Domestic team information
- 1880: Sussex

Career statistics
| Competition | First-class |
| Matches | 1 |
| Runs scored | 2 |
| Batting average | 1.00 |
| 100s/50s | –/– |
| Top score | 2 |
| Balls bowled | 136 |
| Wickets | 1 |
| Bowling average | 62.00 |
| 5 wickets in innings | – |
| 10 wickets in match | – |
| Best bowling | 1/62 |
| Catches/stumpings | –/– |
- Source: Cricinfo, 11 December 2011

= Alfred Brackpool =

English cricketer

Alfred Brackpool (11 October 1857 – 24 October 1927) was an English cricketer who played in one first-class cricket match for Sussex. Brackpool was a right-handed batsman who bowled right-arm medium-pace. He was born at Crawley Down, Sussex.

Brackpool made a single first-class appearance for Sussex against the Marylebone Cricket Club at Lord's in 1880. In Sussex's first innings he was dismissed for 2 runs by George Hearne.
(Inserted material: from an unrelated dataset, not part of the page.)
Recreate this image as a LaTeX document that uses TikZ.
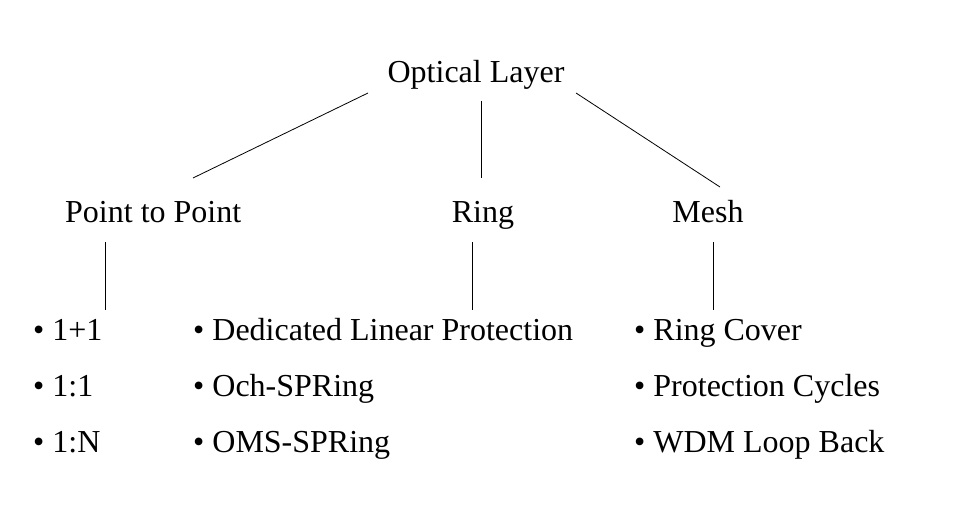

He took the wicket of Thomas Pearson in the Marylebone Cricket Club's first-innings, finishing with figures of 1/62 from 34 overs. Sussex followed-on in their second-innings, during which he was dismissed for a duck by James Robertson, with the Marylebone Cricket Club winning by an innings and 178 runs. This was his only major appearance for Sussex.

He died at Worth, Sussex on 24 October 1927.